▸ **What the task requires**: Reproduce the listing below word for word, with no pictures.

▸ **Dataset section**:
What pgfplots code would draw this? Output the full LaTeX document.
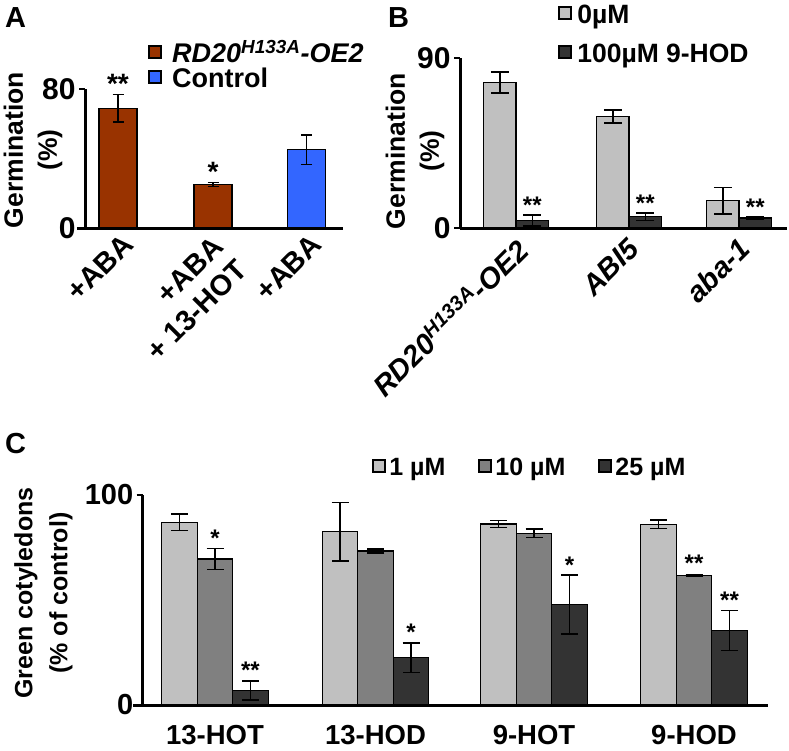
\documentclass[border=0pt]{standalone}
\usepackage{fontspec}
\setmainfont{Liberation Sans}
\usepackage{pgfplots}
\pgfplotsset{compat=1.18}
\definecolor{brn}{RGB}{153,51,0}
\definecolor{blu}{RGB}{51,102,255}
\definecolor{lg}{RGB}{192,192,192}
\definecolor{mg}{RGB}{128,128,128}
\definecolor{dg}{RGB}{51,51,51}
\pgfplotsset{
  panel/.style={scale only axis, anchor=south west, axis x line=bottom, axis y line=left,
    axis line style={-, line width=3pt, black}, tick align=outside, major tick length=6pt,
    ytick style={line width=2pt, black}, xtick style={draw=none}, ymin=0, clip=false,
    /pgf/number format/assume math mode=true, legend cell align=left},
  legsq/.style={/pgfplots/legend image code/.code={\draw[##1, draw=black, line width=2pt] (0pt,-6pt) rectangle (12pt,6pt);}},
}
\newcommand\sig[3]{\node[anchor=base, font=\fontsize{#1}{#1}\selectfont] at (axis cs:#2) {#3};}
\begin{document}
\bfseries
\begin{tikzpicture}
\useasboundingbox (0,0) rectangle (789pt,-750pt);
% panel letters and y labels
\node[anchor=base west, inner sep=0pt, font=\fontsize{29}{29}\selectfont] at (5pt,-27pt) {A};
\node[anchor=base west, inner sep=0pt, font=\fontsize{29}{29}\selectfont] at (388pt,-27pt) {B};
\node[anchor=base west, inner sep=0pt, font=\fontsize{29}{29}\selectfont] at (5pt,-453pt) {C};
\node[rotate=90, align=center, font=\fontsize{26.5}{34}\selectfont] at (33pt,-150pt) {Germination\\(\%)};
\node[rotate=90, align=center, font=\fontsize{26.5}{34}\selectfont] at (415pt,-151pt) {Germination\\(\%)};
\node[rotate=90, align=center, font=\fontsize{25}{35}\selectfont] at (43.5pt,-593pt) {Green cotyledons\\(\% of control)};

% ---------------- Panel A
\begin{axis}[panel, at={(85pt,-228pt)}, width=258pt, height=139pt,
  xmin=85, xmax=343, ymax=80, ytick={0,80},
  yticklabel style={font=\fontsize{30}{30}\selectfont},
  xtick={118,206,306.5},
  xticklabels={+ABA,{\begin{tabular}{@{}r@{}}+ABA\\+ 13-HOT\end{tabular}},+ABA},
  xticklabel style={xshift=3pt, yshift=2pt, rotate=45, anchor=north east, inner sep=0pt,
    font=\fontsize{29}{33}\selectfont},
  legend style={draw=none, fill=none, at={(0.244,1.338)}, anchor=north west, inner sep=0pt,
    row sep=5pt, column sep=10pt, font=\fontsize{27}{27}\selectfont,
    nodes={inner sep=0pt, text height=20pt, text depth=0pt}},
  bar width=38, ybar=0pt, bar shift=0pt]
\addplot[fill=brn, draw=black, line width=1.2pt, legsq,
  error bars/.cd, y dir=both, y explicit,
  error bar style={line width=1.3pt, black}, error mark options={rotate=90, line width=1.3pt, black, mark size=5.5pt}]
  coordinates {(118,69) +- (0,8) (213,25) +- (0,1.3)};
\addlegendentry{\textit{RD20\textsuperscript{H133A}-OE2}}
\addplot[fill=blu, draw=black, line width=1.2pt, legsq,
  error bars/.cd, y dir=both, y explicit,
  error bar style={line width=1.3pt, black}, error mark options={rotate=90, line width=1.3pt, black, mark size=5.5pt}]
  coordinates {(306.5,45) +- (0,8.5)};
\addlegendentry{Control}
\draw[line width=3pt] (axis cs:77,0) -- (axis cs:86,0);
\sig{28}{118,77.5}{**}
\sig{28}{213,27}{*}
\end{axis}

% ---------------- Panel B
\begin{axis}[panel, at={(460pt,-228pt)}, width=327pt, height=170pt,
  xmin=460, xmax=787, ymax=90, ytick={0,90},
  yticklabel style={font=\fontsize{30}{30}\selectfont},
  xtick={516,629,739},
  xticklabels={\textit{RD20\textsuperscript{H133A}-OE2},\textit{ABI5},\textit{aba-1}},
  xticklabel style={xshift=-2pt, yshift=-2pt, rotate=45, anchor=north east, inner sep=0pt,
    font=\fontsize{29}{30}\selectfont},
  legend style={draw=none, fill=none, at={(0.30,1.3235)}, anchor=north west, inner sep=0pt,
    row sep=19pt, column sep=5pt, font=\fontsize{26.5}{26.5}\selectfont,
    nodes={inner sep=0pt, text height=20pt, text depth=0pt}},
  bar width=32.5, ybar=0pt]
\addplot[fill=lg, draw=black, line width=1.2pt, legsq,
  error bars/.cd, y dir=both, y explicit,
  error bar style={line width=1.5pt, black}, error mark options={rotate=90, line width=1.5pt, black, mark size=9pt}]
  coordinates {(516,77) +- (0,5.5) (629,59) +- (0,3.5) (739,14.5) +- (0,7)};
\addlegendentry{0µM}
\addplot[fill=dg, draw=black, line width=1.2pt, legsq,
  error bars/.cd, y dir=both, y explicit,
  error bar style={line width=1.5pt, black}, error mark options={rotate=90, line width=1.5pt, black, mark size=9pt}]
  coordinates {(516,4) +- (0,3) (629,6) +- (0,2) (739,5.3) +- (0,0.5)};
\addlegendentry{100µM 9-HOD}
\sig{24}{532.25,7.6}{**}
\sig{24}{645.25,8.5}{**}
\sig{24}{755.25,6.5}{**}
\end{axis}

% ---------------- Panel C
\begin{axis}[panel, at={(142.7pt,-705pt)}, width=625.3pt, height=210pt,
  xmin=142.7, xmax=768, ymax=100, ytick={0,100},
  yticklabel style={font=\fontsize{29}{29}\selectfont},
  xtick={215,375.5,534,694}, xticklabels={13-HOT,13-HOD,9-HOT,9-HOD},
  xticklabel style={anchor=base, yshift=-33pt, font=\fontsize{27.5}{27.5}\selectfont},
  legend columns=3,
  legend style={draw=none, fill=none, at={(0.367,1.181)}, anchor=north west, inner sep=0pt,
    column sep=3pt, font=\fontsize{25}{25}\selectfont,
    /tikz/every even column/.append style={column sep=33pt},
    nodes={inner sep=0pt, text height=18pt, text depth=0pt}},
  bar width=35.5, ybar=0pt]
\addplot[fill=lg, draw=black, line width=1.2pt, legsq,
  error bars/.cd, y dir=both, y explicit,
  error bar style={line width=1.5pt, black}, error mark options={rotate=90, line width=1.5pt, black, mark size=8.5pt}]
  coordinates {(215,87) +- (0,4) (375.5,82.5) +- (0,14) (534,86.2) +- (0,1.6) (694,86) +- (0,2)};
\addlegendentry{1 µM}
\addplot[fill=mg, draw=black, line width=1.2pt, legsq,
  error bars/.cd, y dir=both, y explicit,
  error bar style={line width=1.5pt, black}, error mark options={rotate=90, line width=1.5pt, black, mark size=8.5pt}]
  coordinates {(215,69.5) +- (0,5) (375.5,73.3) +- (0,1) (534,81.7) +- (0,2) (694,61.6) +- (0,0.5)};
\addlegendentry{10 µM}
\addplot[fill=dg, draw=black, line width=1.2pt, legsq,
  error bars/.cd, y dir=both, y explicit,
  error bar style={line width=1.5pt, black}, error mark options={rotate=90, line width=1.5pt, black, mark size=8.5pt}]
  coordinates {(215,7) +- (0,4.5) (375.5,22.5) +- (0,7) (534,47.8) +- (0,14) (694,35.4) +- (0,9.5)};
\addlegendentry{25 µM}
\draw[line width=3pt] (axis cs:133,0) -- (axis cs:144,0);
\sig{24}{215,75.5}{*}
\sig{24}{250.5,12.5}{**}
\sig{24}{411,30.5}{*}
\sig{24}{569.5,62.8}{*}
\sig{24}{694,63.5}{**}
\sig{24}{729.5,46}{**}
\end{axis}
\end{tikzpicture}
\end{document}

▸ **Solved exercise**:
What pgfplots code would draw this? Output the full LaTeX document.
\documentclass[border=0pt]{standalone}
\usepackage{fontspec}
\setmainfont{Liberation Sans}
\usepackage{pgfplots}
\pgfplotsset{compat=1.18}
\definecolor{brn}{RGB}{153,51,0}
\definecolor{blu}{RGB}{51,102,255}
\definecolor{lg}{RGB}{192,192,192}
\definecolor{mg}{RGB}{128,128,128}
\definecolor{dg}{RGB}{51,51,51}
\pgfplotsset{
  panel/.style={scale only axis, anchor=south west, axis x line=bottom, axis y line=left,
    axis line style={-, line width=3pt, black}, tick align=outside, major tick length=6pt,
    ytick style={line width=2pt, black}, xtick style={draw=none}, ymin=0, clip=false,
    /pgf/number format/assume math mode=true, legend cell align=left},
  legsq/.style={/pgfplots/legend image code/.code={\draw[##1, draw=black, line width=2pt] (0pt,-6pt) rectangle (12pt,6pt);}},
}
\newcommand\sig[3]{\node[anchor=base, font=\fontsize{#1}{#1}\selectfont] at (axis cs:#2) {#3};}
\begin{document}
\bfseries
\begin{tikzpicture}
\useasboundingbox (0,0) rectangle (789pt,-750pt);
% panel letters and y labels
\node[anchor=base west, inner sep=0pt, font=\fontsize{29}{29}\selectfont] at (5pt,-27pt) {A};
\node[anchor=base west, inner sep=0pt, font=\fontsize{29}{29}\selectfont] at (388pt,-27pt) {B};
\node[anchor=base west, inner sep=0pt, font=\fontsize{29}{29}\selectfont] at (5pt,-453pt) {C};
\node[rotate=90, align=center, font=\fontsize{26.5}{34}\selectfont] at (33pt,-150pt) {Germination\\(\%)};
\node[rotate=90, align=center, font=\fontsize{26.5}{34}\selectfont] at (415pt,-151pt) {Germination\\(\%)};
\node[rotate=90, align=center, font=\fontsize{25}{35}\selectfont] at (43.5pt,-593pt) {Green cotyledons\\(\% of control)};

% ---------------- Panel A
\begin{axis}[panel, at={(85pt,-228pt)}, width=258pt, height=139pt,
  xmin=85, xmax=343, ymax=80, ytick={0,80},
  yticklabel style={font=\fontsize{30}{30}\selectfont},
  xtick={118,206,306.5},
  xticklabels={+ABA,{\begin{tabular}{@{}r@{}}+ABA\\+ 13-HOT\end{tabular}},+ABA},
  xticklabel style={xshift=3pt, yshift=2pt, rotate=45, anchor=north east, inner sep=0pt,
    font=\fontsize{29}{33}\selectfont},
  legend style={draw=none, fill=none, at={(0.244,1.338)}, anchor=north west, inner sep=0pt,
    row sep=5pt, column sep=10pt, font=\fontsize{27}{27}\selectfont,
    nodes={inner sep=0pt, text height=20pt, text depth=0pt}},
  bar width=38, ybar=0pt, bar shift=0pt]
\addplot[fill=brn, draw=black, line width=1.2pt, legsq,
  error bars/.cd, y dir=both, y explicit,
  error bar style={line width=1.3pt, black}, error mark options={rotate=90, line width=1.3pt, black, mark size=5.5pt}]
  coordinates {(118,69) +- (0,8) (213,25) +- (0,1.3)};
\addlegendentry{\textit{RD20\textsuperscript{H133A}-OE2}}
\addplot[fill=blu, draw=black, line width=1.2pt, legsq,
  error bars/.cd, y dir=both, y explicit,
  error bar style={line width=1.3pt, black}, error mark options={rotate=90, line width=1.3pt, black, mark size=5.5pt}]
  coordinates {(306.5,45) +- (0,8.5)};
\addlegendentry{Control}
\draw[line width=3pt] (axis cs:77,0) -- (axis cs:86,0);
\sig{28}{118,77.5}{**}
\sig{28}{213,27}{*}
\end{axis}

% ---------------- Panel B
\begin{axis}[panel, at={(460pt,-228pt)}, width=327pt, height=170pt,
  xmin=460, xmax=787, ymax=90, ytick={0,90},
  yticklabel style={font=\fontsize{30}{30}\selectfont},
  xtick={516,629,739},
  xticklabels={\textit{RD20\textsuperscript{H133A}-OE2},\textit{ABI5},\textit{aba-1}},
  xticklabel style={xshift=-2pt, yshift=-2pt, rotate=45, anchor=north east, inner sep=0pt,
    font=\fontsize{29}{30}\selectfont},
  legend style={draw=none, fill=none, at={(0.30,1.3235)}, anchor=north west, inner sep=0pt,
    row sep=19pt, column sep=5pt, font=\fontsize{26.5}{26.5}\selectfont,
    nodes={inner sep=0pt, text height=20pt, text depth=0pt}},
  bar width=32.5, ybar=0pt]
\addplot[fill=lg, draw=black, line width=1.2pt, legsq,
  error bars/.cd, y dir=both, y explicit,
  error bar style={line width=1.5pt, black}, error mark options={rotate=90, line width=1.5pt, black, mark size=9pt}]
  coordinates {(516,77) +- (0,5.5) (629,59) +- (0,3.5) (739,14.5) +- (0,7)};
\addlegendentry{0µM}
\addplot[fill=dg, draw=black, line width=1.2pt, legsq,
  error bars/.cd, y dir=both, y explicit,
  error bar style={line width=1.5pt, black}, error mark options={rotate=90, line width=1.5pt, black, mark size=9pt}]
  coordinates {(516,4) +- (0,3) (629,6) +- (0,2) (739,5.3) +- (0,0.5)};
\addlegendentry{100µM 9-HOD}
\sig{24}{532.25,7.6}{**}
\sig{24}{645.25,8.5}{**}
\sig{24}{755.25,6.5}{**}
\end{axis}

% ---------------- Panel C
\begin{axis}[panel, at={(142.7pt,-705pt)}, width=625.3pt, height=210pt,
  xmin=142.7, xmax=768, ymax=100, ytick={0,100},
  yticklabel style={font=\fontsize{29}{29}\selectfont},
  xtick={215,375.5,534,694}, xticklabels={13-HOT,13-HOD,9-HOT,9-HOD},
  xticklabel style={anchor=base, yshift=-33pt, font=\fontsize{27.5}{27.5}\selectfont},
  legend columns=3,
  legend style={draw=none, fill=none, at={(0.367,1.181)}, anchor=north west, inner sep=0pt,
    column sep=3pt, font=\fontsize{25}{25}\selectfont,
    /tikz/every even column/.append style={column sep=33pt},
    nodes={inner sep=0pt, text height=18pt, text depth=0pt}},
  bar width=35.5, ybar=0pt]
\addplot[fill=lg, draw=black, line width=1.2pt, legsq,
  error bars/.cd, y dir=both, y explicit,
  error bar style={line width=1.5pt, black}, error mark options={rotate=90, line width=1.5pt, black, mark size=8.5pt}]
  coordinates {(215,87) +- (0,4) (375.5,82.5) +- (0,14) (534,86.2) +- (0,1.6) (694,86) +- (0,2)};
\addlegendentry{1 µM}
\addplot[fill=mg, draw=black, line width=1.2pt, legsq,
  error bars/.cd, y dir=both, y explicit,
  error bar style={line width=1.5pt, black}, error mark options={rotate=90, line width=1.5pt, black, mark size=8.5pt}]
  coordinates {(215,69.5) +- (0,5) (375.5,73.3) +- (0,1) (534,81.7) +- (0,2) (694,61.6) +- (0,0.5)};
\addlegendentry{10 µM}
\addplot[fill=dg, draw=black, line width=1.2pt, legsq,
  error bars/.cd, y dir=both, y explicit,
  error bar style={line width=1.5pt, black}, error mark options={rotate=90, line width=1.5pt, black, mark size=8.5pt}]
  coordinates {(215,7) +- (0,4.5) (375.5,22.5) +- (0,7) (534,47.8) +- (0,14) (694,35.4) +- (0,9.5)};
\addlegendentry{25 µM}
\draw[line width=3pt] (axis cs:133,0) -- (axis cs:144,0);
\sig{24}{215,75.5}{*}
\sig{24}{250.5,12.5}{**}
\sig{24}{411,30.5}{*}
\sig{24}{569.5,62.8}{*}
\sig{24}{694,63.5}{**}
\sig{24}{729.5,46}{**}
\end{axis}
\end{tikzpicture}
\end{document}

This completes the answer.